Today at Stormont, a gathering of politicians, health professionals and creditors heard how Northern Irish clients face the greatest disparity between their income levels and the size of their debt.
This, perhaps, begins to explain why their despair is more widely felt: more than a third of those surveyed across the UK had contemplated suicide as a way out of their debt problems and among those who responded from Northern Ireland, the figure rose to 49 per cent.
"There is a lot of stress and anxiety involved when you cannot provide for the family and home – especially when you think no one can help," said CAPNI's national development manager Chris Cupples.
"The reality is, the churches are working together and making a difference.
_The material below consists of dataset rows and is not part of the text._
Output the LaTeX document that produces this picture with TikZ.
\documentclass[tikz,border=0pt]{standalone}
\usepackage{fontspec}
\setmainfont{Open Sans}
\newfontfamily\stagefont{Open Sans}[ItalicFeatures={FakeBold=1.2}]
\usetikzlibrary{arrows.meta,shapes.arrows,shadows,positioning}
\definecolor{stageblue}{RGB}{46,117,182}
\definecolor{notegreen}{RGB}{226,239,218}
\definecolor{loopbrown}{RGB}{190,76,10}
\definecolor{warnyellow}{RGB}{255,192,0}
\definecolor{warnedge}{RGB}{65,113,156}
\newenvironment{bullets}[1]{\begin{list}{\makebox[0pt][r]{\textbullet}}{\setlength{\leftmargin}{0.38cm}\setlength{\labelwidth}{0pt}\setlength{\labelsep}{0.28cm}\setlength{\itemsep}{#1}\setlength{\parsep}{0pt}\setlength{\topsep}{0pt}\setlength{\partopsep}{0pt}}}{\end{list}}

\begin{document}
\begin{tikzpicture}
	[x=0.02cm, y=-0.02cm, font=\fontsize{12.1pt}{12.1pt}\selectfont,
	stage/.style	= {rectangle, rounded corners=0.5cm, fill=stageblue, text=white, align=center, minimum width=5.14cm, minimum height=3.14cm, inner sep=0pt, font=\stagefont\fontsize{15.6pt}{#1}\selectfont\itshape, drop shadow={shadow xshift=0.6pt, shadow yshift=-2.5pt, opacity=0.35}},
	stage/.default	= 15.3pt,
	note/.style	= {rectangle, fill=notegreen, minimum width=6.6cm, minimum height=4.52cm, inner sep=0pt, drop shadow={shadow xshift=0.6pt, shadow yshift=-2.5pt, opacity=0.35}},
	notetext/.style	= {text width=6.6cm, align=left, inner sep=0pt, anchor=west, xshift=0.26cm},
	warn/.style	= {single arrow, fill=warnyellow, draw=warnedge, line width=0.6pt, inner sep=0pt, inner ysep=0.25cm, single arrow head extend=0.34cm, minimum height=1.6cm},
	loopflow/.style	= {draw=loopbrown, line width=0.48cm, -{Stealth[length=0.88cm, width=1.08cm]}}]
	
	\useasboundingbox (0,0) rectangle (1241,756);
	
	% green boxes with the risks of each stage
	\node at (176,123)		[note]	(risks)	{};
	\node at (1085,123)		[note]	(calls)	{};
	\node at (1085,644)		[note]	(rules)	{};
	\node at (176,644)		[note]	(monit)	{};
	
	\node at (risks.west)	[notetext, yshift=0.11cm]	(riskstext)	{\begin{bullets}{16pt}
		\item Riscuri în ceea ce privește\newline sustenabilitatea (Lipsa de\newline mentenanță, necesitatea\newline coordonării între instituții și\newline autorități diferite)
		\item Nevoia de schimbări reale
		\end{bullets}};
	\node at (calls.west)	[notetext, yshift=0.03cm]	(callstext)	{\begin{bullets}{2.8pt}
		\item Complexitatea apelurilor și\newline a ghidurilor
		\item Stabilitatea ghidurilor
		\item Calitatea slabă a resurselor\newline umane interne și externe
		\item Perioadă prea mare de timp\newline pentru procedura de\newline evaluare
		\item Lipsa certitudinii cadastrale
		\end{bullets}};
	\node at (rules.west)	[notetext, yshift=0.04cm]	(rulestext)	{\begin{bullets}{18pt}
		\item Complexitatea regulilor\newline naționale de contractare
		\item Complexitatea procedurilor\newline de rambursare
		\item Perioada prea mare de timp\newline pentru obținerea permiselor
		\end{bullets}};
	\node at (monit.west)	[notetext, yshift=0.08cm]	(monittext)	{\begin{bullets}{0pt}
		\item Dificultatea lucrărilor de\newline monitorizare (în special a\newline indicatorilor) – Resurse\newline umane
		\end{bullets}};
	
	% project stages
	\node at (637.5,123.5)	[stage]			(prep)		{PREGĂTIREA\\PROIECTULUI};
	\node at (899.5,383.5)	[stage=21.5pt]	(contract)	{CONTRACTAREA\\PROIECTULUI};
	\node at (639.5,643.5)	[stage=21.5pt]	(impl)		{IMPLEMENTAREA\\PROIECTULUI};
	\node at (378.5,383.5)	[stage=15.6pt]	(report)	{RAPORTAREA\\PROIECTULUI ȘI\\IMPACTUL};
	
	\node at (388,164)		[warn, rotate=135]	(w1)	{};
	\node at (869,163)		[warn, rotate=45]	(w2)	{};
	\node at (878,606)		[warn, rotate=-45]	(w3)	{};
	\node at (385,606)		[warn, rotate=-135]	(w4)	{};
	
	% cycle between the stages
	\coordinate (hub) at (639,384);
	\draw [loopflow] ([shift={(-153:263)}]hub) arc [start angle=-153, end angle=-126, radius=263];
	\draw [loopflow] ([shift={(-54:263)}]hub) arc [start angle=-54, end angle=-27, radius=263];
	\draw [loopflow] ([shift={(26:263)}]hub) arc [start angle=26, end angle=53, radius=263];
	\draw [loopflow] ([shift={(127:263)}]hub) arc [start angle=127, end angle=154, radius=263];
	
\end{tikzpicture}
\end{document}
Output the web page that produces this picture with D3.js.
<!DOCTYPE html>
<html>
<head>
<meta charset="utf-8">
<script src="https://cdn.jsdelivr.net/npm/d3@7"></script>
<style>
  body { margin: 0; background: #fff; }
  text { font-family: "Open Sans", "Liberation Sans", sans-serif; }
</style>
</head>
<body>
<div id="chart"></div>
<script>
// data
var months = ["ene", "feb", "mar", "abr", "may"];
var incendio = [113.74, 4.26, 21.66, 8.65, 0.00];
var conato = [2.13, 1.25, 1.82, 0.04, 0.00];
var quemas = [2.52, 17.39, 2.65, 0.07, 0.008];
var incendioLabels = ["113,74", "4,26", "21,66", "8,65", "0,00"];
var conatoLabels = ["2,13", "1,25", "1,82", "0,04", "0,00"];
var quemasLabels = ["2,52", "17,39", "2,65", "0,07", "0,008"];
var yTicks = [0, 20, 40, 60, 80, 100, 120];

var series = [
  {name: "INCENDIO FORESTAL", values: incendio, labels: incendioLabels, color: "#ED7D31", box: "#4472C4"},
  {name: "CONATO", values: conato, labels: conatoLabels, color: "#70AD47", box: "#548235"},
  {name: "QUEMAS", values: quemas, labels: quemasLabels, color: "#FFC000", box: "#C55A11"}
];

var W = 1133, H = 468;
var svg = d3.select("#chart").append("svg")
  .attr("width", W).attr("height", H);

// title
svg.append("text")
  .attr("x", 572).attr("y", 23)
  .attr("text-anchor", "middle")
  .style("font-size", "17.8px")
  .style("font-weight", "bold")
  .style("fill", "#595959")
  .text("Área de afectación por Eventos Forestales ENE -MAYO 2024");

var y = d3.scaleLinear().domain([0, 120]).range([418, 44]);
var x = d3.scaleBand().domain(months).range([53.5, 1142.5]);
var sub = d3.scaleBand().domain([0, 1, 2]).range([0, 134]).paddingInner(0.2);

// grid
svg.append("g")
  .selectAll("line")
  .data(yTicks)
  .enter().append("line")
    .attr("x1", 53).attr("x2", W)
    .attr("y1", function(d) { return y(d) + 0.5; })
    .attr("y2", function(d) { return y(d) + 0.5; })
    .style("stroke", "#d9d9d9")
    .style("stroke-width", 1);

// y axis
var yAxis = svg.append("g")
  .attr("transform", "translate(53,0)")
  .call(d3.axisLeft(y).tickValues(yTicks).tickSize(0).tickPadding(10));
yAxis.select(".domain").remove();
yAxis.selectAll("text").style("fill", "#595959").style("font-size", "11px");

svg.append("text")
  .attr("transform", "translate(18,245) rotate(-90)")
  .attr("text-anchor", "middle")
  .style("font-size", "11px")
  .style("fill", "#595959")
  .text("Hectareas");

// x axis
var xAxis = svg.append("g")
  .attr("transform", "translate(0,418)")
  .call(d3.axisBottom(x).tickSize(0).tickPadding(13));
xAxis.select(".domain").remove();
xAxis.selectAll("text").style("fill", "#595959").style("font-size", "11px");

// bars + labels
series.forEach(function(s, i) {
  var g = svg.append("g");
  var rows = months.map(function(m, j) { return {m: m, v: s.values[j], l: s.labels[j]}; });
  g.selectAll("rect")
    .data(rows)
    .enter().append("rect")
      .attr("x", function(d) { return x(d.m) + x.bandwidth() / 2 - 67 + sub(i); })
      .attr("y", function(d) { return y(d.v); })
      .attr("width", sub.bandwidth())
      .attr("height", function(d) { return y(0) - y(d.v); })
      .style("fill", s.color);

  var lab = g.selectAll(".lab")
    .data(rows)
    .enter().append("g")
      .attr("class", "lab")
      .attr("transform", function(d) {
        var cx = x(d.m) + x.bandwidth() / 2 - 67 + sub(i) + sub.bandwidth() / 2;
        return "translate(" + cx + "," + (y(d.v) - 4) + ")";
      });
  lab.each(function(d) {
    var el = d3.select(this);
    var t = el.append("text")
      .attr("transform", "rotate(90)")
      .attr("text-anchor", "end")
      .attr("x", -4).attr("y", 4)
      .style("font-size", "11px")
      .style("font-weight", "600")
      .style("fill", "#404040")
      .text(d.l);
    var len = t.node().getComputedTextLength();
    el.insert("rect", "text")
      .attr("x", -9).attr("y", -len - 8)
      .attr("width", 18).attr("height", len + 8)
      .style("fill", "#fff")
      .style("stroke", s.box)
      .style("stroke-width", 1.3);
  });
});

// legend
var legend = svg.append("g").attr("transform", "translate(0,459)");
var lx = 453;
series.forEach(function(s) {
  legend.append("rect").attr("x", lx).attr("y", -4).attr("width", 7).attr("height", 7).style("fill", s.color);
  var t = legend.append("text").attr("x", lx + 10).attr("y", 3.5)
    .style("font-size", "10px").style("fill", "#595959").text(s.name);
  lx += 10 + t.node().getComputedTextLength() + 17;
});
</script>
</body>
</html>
During the last three years, we have helped more than a thousand clients and their families.
"Many of those people are alive today because that burden of worry has been lifted and they tell us they no longer dread the knock at the door; that they are happier and healthier and are looking to the future."
A big part of the in-depth care of the organisation involves teams of volunteer befrienders, often former clients, who work to tackle the issue of isolation, which is common among those with spiralling debt problems.
David Smyth, public policy officer for the Evangelical Alliance in Northern Ireland, welcomed the figures on the numbers who had been saved from suicide.
He said: "This is truly a good news story and one to be shared as widely as possible. We have had the privilege of hearing some personal accounts of how CAP has made a practical difference to local lives.
"In 2011, 289 image-bearers of God took their own lives here. Our high suicide rate has been blamed on many things - from the troubles to high levels of alcohol abuse, mental illness, deprivation and debt. In reality it's probably a combination of these factors, all of which foster a sense of hopelessness.
"Like CAP we are seeking to bring social and spiritual transformation to those without hope in Northern Ireland. We are currently engaging in the issues of 'welfare and wellbeing' with church leaders and faith-based charities. We continue to encourage and commend CAP as co-labourers in this Kingdom work."
CAP launched its Northern Irish arm just three years ago with the Belfast East centre. Already there are 13 centres – each one at a local church – helping around 60 families or individuals every month.
Three more are expected to open in October and the charity aims to have 25 working centres in the next few years to make sure that everyone who calls for help via the freephone number can receive the help they need.
A variety of churches have partnered with CAP including Presbyterian, Baptist, Church of Ireland, Vineyard and independents who share the same desire to bring hope to the poorest.
NI clients have an average income of £11,639 and owe, on average, £15,825, a figure which includes both priority debt (housing, utilities) and secondary debt (credit cards, unsecured loans). At any one time CAP is carrying £4.8 million of their secondary debt in the region.